What about Yemen? What about Syria? What about the many other nations that harbor terrorists and further their cause? Are we to think that now we have to invade Oman or Jordan? We’re not at war with a particular Nation or region. We’re at war with belief and ideology for which no borders exist. Individuals involved in the 9/11 attacks trained on our own soil. Shall we invade flight schools and Best Westerns across the country? Many of the terrorists involved in the 9/11 attacks never stepped foot in either Iraq or Afghanistan. Umar Farouk Abdulmutallab, the underwear bomber who almost took a packed passenger jet out of the sky over Chicago a few years back, was from Nigeria and Kenya.

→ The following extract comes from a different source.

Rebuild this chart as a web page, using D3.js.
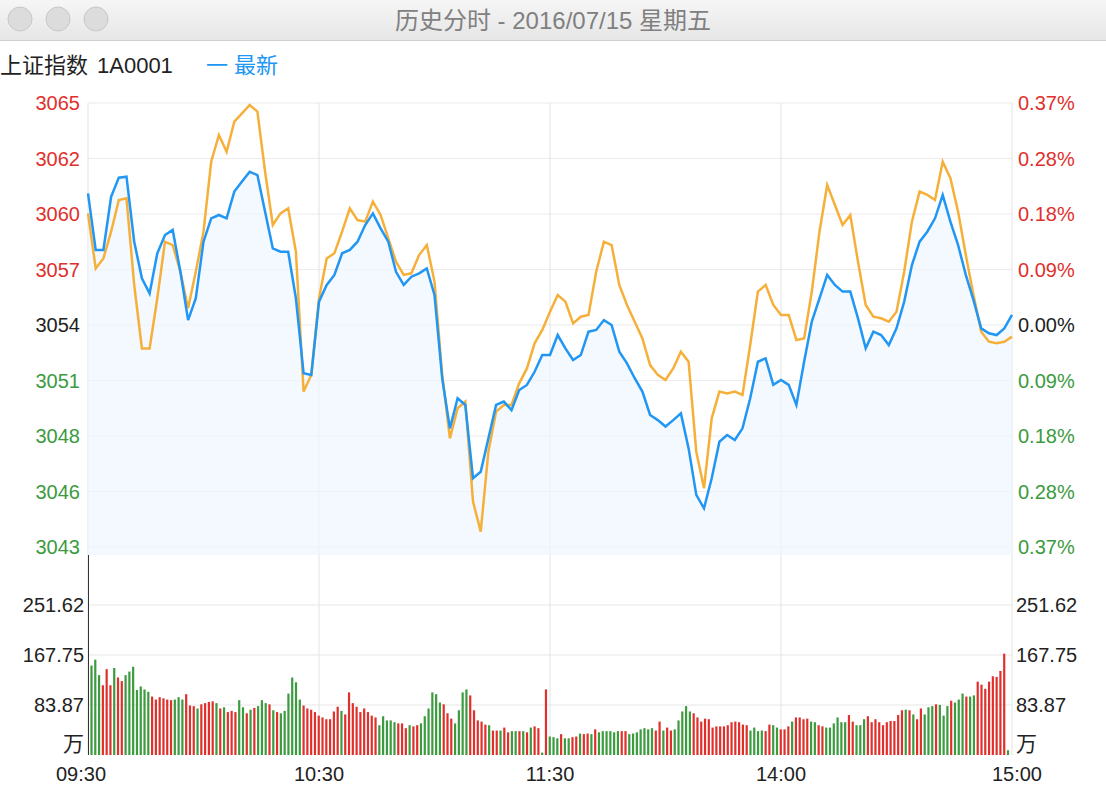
<!DOCTYPE html>
<html>
<head>
<meta charset="utf-8">
<script src="https://cdn.jsdelivr.net/npm/d3@7"></script>
<style>
  body { margin: 0; background: #fff; }
</style>
</head>
<body>
<div id="chart"></div>
<script>
// price sampled every 2 minutes (121 points), 09:30 - 15:00
const price = [
  3060.70, 3057.82, 3057.82, 3060.53, 3061.50, 3061.55, 3058.24, 3056.38, 3055.61, 3057.65,
  3058.58, 3058.84, 3056.71, 3054.25, 3055.36, 3058.24, 3059.43, 3059.60, 3059.43, 3060.79,
  3061.30, 3061.80, 3061.63, 3059.77, 3057.90, 3057.73, 3057.73, 3055.36, 3051.54, 3051.46,
  3055.19, 3056.04, 3056.55, 3057.65, 3057.82, 3058.24, 3059.09, 3059.68, 3058.92, 3058.24,
  3056.71, 3056.04, 3056.46, 3056.63, 3056.88, 3055.53, 3051.29, 3048.74, 3050.27, 3049.93,
  3046.20, 3046.53, 3048.23, 3049.93, 3050.10, 3049.67, 3050.69, 3050.95, 3051.62, 3052.47,
  3052.47, 3053.49, 3052.81, 3052.22, 3052.47, 3053.66, 3053.75, 3054.25, 3054.00, 3052.64,
  3052.05, 3051.29, 3050.61, 3049.42, 3049.16, 3048.83, 3049.16, 3049.50, 3047.72, 3045.35,
  3044.67, 3046.20, 3048.06, 3048.40, 3048.15, 3048.74, 3050.27, 3052.13, 3052.30, 3050.95,
  3051.20, 3050.95, 3049.93, 3052.13, 3054.17, 3055.36, 3056.55, 3056.04, 3055.70, 3055.70,
  3054.34, 3052.81, 3053.66, 3053.49, 3052.98, 3053.83, 3055.19, 3057.05, 3058.24, 3058.75,
  3059.43, 3060.62, 3059.26, 3058.07, 3056.55, 3055.27, 3053.83, 3053.58, 3053.49, 3053.83,
  3054.51
];
const second = [
  3059.68, 3056.88, 3057.39, 3058.75, 3060.36, 3060.45, 3056.04, 3052.81, 3052.81, 3055.36,
  3058.24, 3058.07, 3056.71, 3054.85, 3056.71, 3058.75, 3062.31, 3063.67, 3062.82, 3064.35,
  3064.77, 3065.20, 3064.86, 3061.80, 3059.09, 3059.68, 3059.94, 3057.73, 3050.61, 3051.46,
  3055.36, 3057.39, 3057.65, 3058.75, 3059.94, 3059.34, 3059.26, 3060.28, 3059.60, 3058.41,
  3057.22, 3056.55, 3056.63, 3057.56, 3058.07, 3056.21, 3051.46, 3048.23, 3049.76, 3050.10,
  3045.01, 3043.48, 3047.55, 3049.59, 3049.93, 3049.93, 3051.03, 3051.79, 3053.07, 3053.75,
  3054.68, 3055.53, 3055.19, 3054.08, 3054.42, 3054.51, 3056.71, 3058.24, 3058.07, 3056.04,
  3055.02, 3054.17, 3053.32, 3051.96, 3051.46, 3051.20, 3051.79, 3052.64, 3052.13, 3047.55,
  3045.69, 3049.25, 3050.61, 3050.52, 3050.61, 3050.44, 3052.98, 3055.70, 3056.04, 3055.02,
  3054.51, 3054.51, 3053.24, 3053.32, 3055.70, 3058.75, 3061.13, 3060.11, 3059.09, 3059.60,
  3057.22, 3055.02, 3054.42, 3054.34, 3054.17, 3054.68, 3056.71, 3059.26, 3060.79, 3060.62,
  3060.36, 3062.31, 3061.47, 3059.77, 3057.56, 3055.53, 3053.66, 3053.15, 3053.07, 3053.15,
  3053.41
];
// volume per minute (万) and direction (1 = up/red, 0 = down/green)
const volume = [
  150,160,134,117,144,117,146,130,124,134,140,148,109,115,110,106,98,93,97,95,
  93,92,93,97,93,102,83,82,78,85,87,89,90,87,78,80,72,74,72,92,
  80,70,76,79,82,92,87,85,75,72,70,74,103,130,122,93,83,78,76,72,
  66,63,60,60,73,81,74,68,105,87,81,72,78,72,66,63,50,65,58,58,
  55,53,53,45,50,48,50,53,65,78,105,102,88,85,70,61,53,75,105,110,
  100,75,58,56,51,50,41,41,41,46,38,40,40,40,40,38,46,48,45,4,
  110,31,30,28,35,28,28,30,31,36,35,36,35,43,38,40,40,40,38,40,
  40,40,35,36,38,43,45,43,45,41,56,41,46,41,43,58,73,82,73,70,
  63,56,61,60,46,48,48,48,50,55,56,55,51,50,41,46,40,41,40,51,
  50,46,43,43,48,56,63,63,60,61,56,55,50,48,46,46,53,63,55,55,
  67,56,50,50,60,65,55,60,55,50,55,57,57,67,75,76,75,68,60,78,
  68,80,82,85,84,66,82,91,88,93,103,98,98,100,123,118,111,123,132,131,
  141,170,8
];
const up = [
  0,0,0,1,1,1,0,1,1,0,0,0,0,0,0,0,1,1,1,1,
  1,1,0,0,0,1,1,1,0,1,1,1,1,0,1,0,1,1,1,0,
  0,1,0,1,0,0,0,1,0,1,0,0,0,0,0,0,1,1,1,1,
  1,1,1,1,1,1,0,1,1,1,1,1,1,1,1,1,0,0,0,0,
  0,1,1,1,0,1,1,0,0,0,0,0,0,1,1,1,0,0,0,0,
  1,1,1,1,1,0,1,1,0,1,1,0,0,1,0,1,0,1,1,0,
  1,0,0,0,1,0,0,1,1,0,1,1,0,1,0,0,0,0,0,0,
  1,1,0,0,0,0,0,0,0,1,1,0,1,1,0,0,0,0,0,1,
  1,1,1,1,1,1,1,1,1,1,1,1,1,1,0,0,0,0,1,1,
  0,0,1,1,1,0,1,1,1,1,0,0,1,1,0,0,0,0,0,0,
  1,1,0,0,0,1,1,1,1,1,1,1,1,1,1,0,1,0,1,1,
  0,0,0,1,0,0,0,1,0,0,0,1,0,0,1,1,1,1,1,1,
  1,1,0
];
const timeLabels = ["09:30", "10:30", "11:30", "14:00", "15:00"];
const priceTicks = ["3065", "3062", "3060", "3057", "3054", "3051", "3048", "3046", "3043"];
const pctTicks = ["0.37%", "0.28%", "0.18%", "0.09%", "0.00%", "0.09%", "0.18%", "0.28%", "0.37%"];
const volTicks = [251.62, 167.75, 83.87];
const preClose = 3054.0;

const W = 1106, H = 786;
const left = 88, right = 1012;
const pTop = 103, pBot = 547, areaBot = 555;
const vBot = 755;
const red = "#e0302c", green = "#3b9b3e", blueC = "#2196f3", orangeC = "#f6b03a";

const svg = d3.select("#chart").append("svg").attr("width", W).attr("height", H)
    .style("font-family", "'Liberation Sans', 'Noto Sans CJK SC', sans-serif");

// title bar
const grad = svg.append("defs").append("linearGradient").attr("id", "tb")
    .attr("x1", 0).attr("x2", 0).attr("y1", 0).attr("y2", 1);
grad.append("stop").attr("offset", 0).attr("stop-color", "#f6f6f6");
grad.append("stop").attr("offset", 1).attr("stop-color", "#e6e6e6");
svg.append("rect").attr("width", W).attr("height", 40).attr("fill", "url(#tb)");
svg.append("line").attr("x1", 0).attr("x2", W).attr("y1", 40.5).attr("y2", 40.5).attr("stroke", "#cfcfcf");
[20, 58, 96].forEach(cx => svg.append("circle").attr("cx", cx).attr("cy", 19).attr("r", 12)
    .attr("fill", "#dcdcdc").attr("stroke", "#c8c8c8"));
svg.append("text").attr("x", W / 2).attr("y", 29).attr("text-anchor", "middle")
    .attr("font-size", 24).attr("fill", "#808080").text("历史分时 - 2016/07/15 星期五");

// header
svg.append("text").attr("x", 0).attr("y", 73).attr("font-size", 22).attr("fill", "#222").text("上证指数");
svg.append("text").attr("x", 97).attr("y", 73).attr("font-size", 22).attr("fill", "#222").text("1A0001");
svg.append("text").attr("x", 206).attr("y", 73).attr("font-size", 22).attr("fill", blueC).text("一 最新");

// scales
const x = d3.scaleLinear().domain([0, price.length - 1]).range([left, right]);
const xb = d3.scaleLinear().domain([0, volume.length - 1]).range([left + 3.5, right - 4]);
const y = d3.scaleLinear().domain([preClose - 11.3, preClose + 11.3]).range([pBot, pTop]);
const yv = d3.scaleLinear().domain([0, 83.87]).range([vBot, vBot - 50]);

// grid
const g = svg.append("g");
const tickY = d3.range(priceTicks.length).map(i => pTop + i * (pBot - pTop) / 8);
tickY.forEach(ty => g.append("line").attr("x1", left).attr("x2", right).attr("y1", ty).attr("y2", ty)
    .attr("stroke", "#ebebeb"));
volTicks.forEach(v => g.append("line").attr("x1", left).attr("x2", right).attr("y1", yv(v)).attr("y2", yv(v))
    .attr("stroke", "#e6e6e6"));
const xt = d3.scaleLinear().domain([0, 4]).range([left, right]);
[0, 1, 2, 3, 4].forEach(i => g.append("line").attr("x1", xt(i)).attr("x2", xt(i))
    .attr("y1", pTop).attr("y2", vBot).attr("stroke", "#e3e3e3"));
g.append("line").attr("x1", left + 0.5).attr("x2", left + 0.5).attr("y1", areaBot).attr("y2", vBot)
    .attr("stroke", "#333");

// area + lines
svg.append("path").datum(price)
    .attr("d", d3.area().x((d, i) => x(i)).y0(areaBot).y1(d => y(d)))
    .attr("fill", "#eef6fd").attr("opacity", 0.7);
svg.append("path").datum(second)
    .attr("d", d3.line().x((d, i) => x(i)).y(d => y(d)))
    .attr("fill", "none").attr("stroke", orangeC).attr("stroke-width", 2.5);
svg.append("path").datum(price)
    .attr("d", d3.line().x((d, i) => x(i)).y(d => y(d)))
    .attr("fill", "none").attr("stroke", blueC).attr("stroke-width", 2.5);

// volume bars
svg.append("g").selectAll("rect").data(volume).join("rect")
    .attr("x", (d, i) => xb(i) - 1.1).attr("width", 2.2)
    .attr("y", d => yv(d)).attr("height", d => vBot - yv(d))
    .attr("fill", (d, i) => up[i] ? red : green);

// labels
const colorFor = i => i < 4 ? red : (i === 4 ? "#222" : green);
priceTicks.forEach((t, i) => svg.append("text").attr("x", 80).attr("y", tickY[i] + 7)
    .attr("text-anchor", "end").attr("font-size", 20).attr("fill", colorFor(i)).text(t));
pctTicks.forEach((t, i) => svg.append("text").attr("x", 1018).attr("y", tickY[i] + 7)
    .attr("font-size", 20).attr("fill", colorFor(i)).text(t));
volTicks.forEach(v => {
    svg.append("text").attr("x", 84).attr("y", yv(v) + 7).attr("text-anchor", "end")
        .attr("font-size", 20).attr("fill", "#222").text(v.toFixed(2));
    svg.append("text").attr("x", 1016).attr("y", yv(v) + 7)
        .attr("font-size", 20).attr("fill", "#222").text(v.toFixed(2));
});
svg.append("text").attr("x", 84).attr("y", 751).attr("text-anchor", "end").attr("font-size", 21).attr("fill", "#222").text("万");
svg.append("text").attr("x", 1016).attr("y", 751).attr("font-size", 21).attr("fill", "#222").text("万");
timeLabels.forEach((t, i) => svg.append("text").attr("x", xt(i)).attr("y", 781)
    .attr("text-anchor", i === 0 ? "start" : (i === 4 ? "end" : "middle"))
    .attr("dx", i === 0 ? -32 : (i === 4 ? 30 : 0))
    .attr("font-size", 20).attr("fill", "#222").text(t));
</script>
</body>
</html>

Our approach to the War on Terror needs a severe redesign, but unfortunately our President and DHS have nothing to offer other than repeating the Bush plan. Credit does go to Bush for the fact that after 9/11 we have not seen another domestic terror attack. But, how much of that is attributable to the war in Afghanistan compared to aggressive intelligence gathering, both domestically and abroad?
As a Nation we are so concerned with what the “International Community” and the UN think about the way we fight our wars that our rules of engagement are no longer aimed at minimizing our casualties and winning the war as fast as possible. Now, even with all the drone and weapons technologies we possess, we’re fighting the war door to door, afraid that a few civilian casualties will make someone mad at us. We should be running air sorties and sending in cruise missiles from the Gulf, not sending our boys door to door like Mormons trying to “convert” the indigenous population. (No offense meant to Mormons.)
We need to recognize that long term involvement in Afghanistan was a mistake, cut our losses and get the hell out. Some say that now that we’re there, we can’t just leave the Afghani people high and dry. I say we can. They don’t want us there, the Afghan Government wants “open talks” with the Taliban and yet are more than happy to take advantage of the security we provide the Government. If we can’t get a small country the size of Texas in line with the full might of the US Military in almost 11 years, we have no business being there at all.
I am sick and tired of American Blood being wasted on endeavors that effect no real impact on the world we live in. Let our Military do their job or bring them home.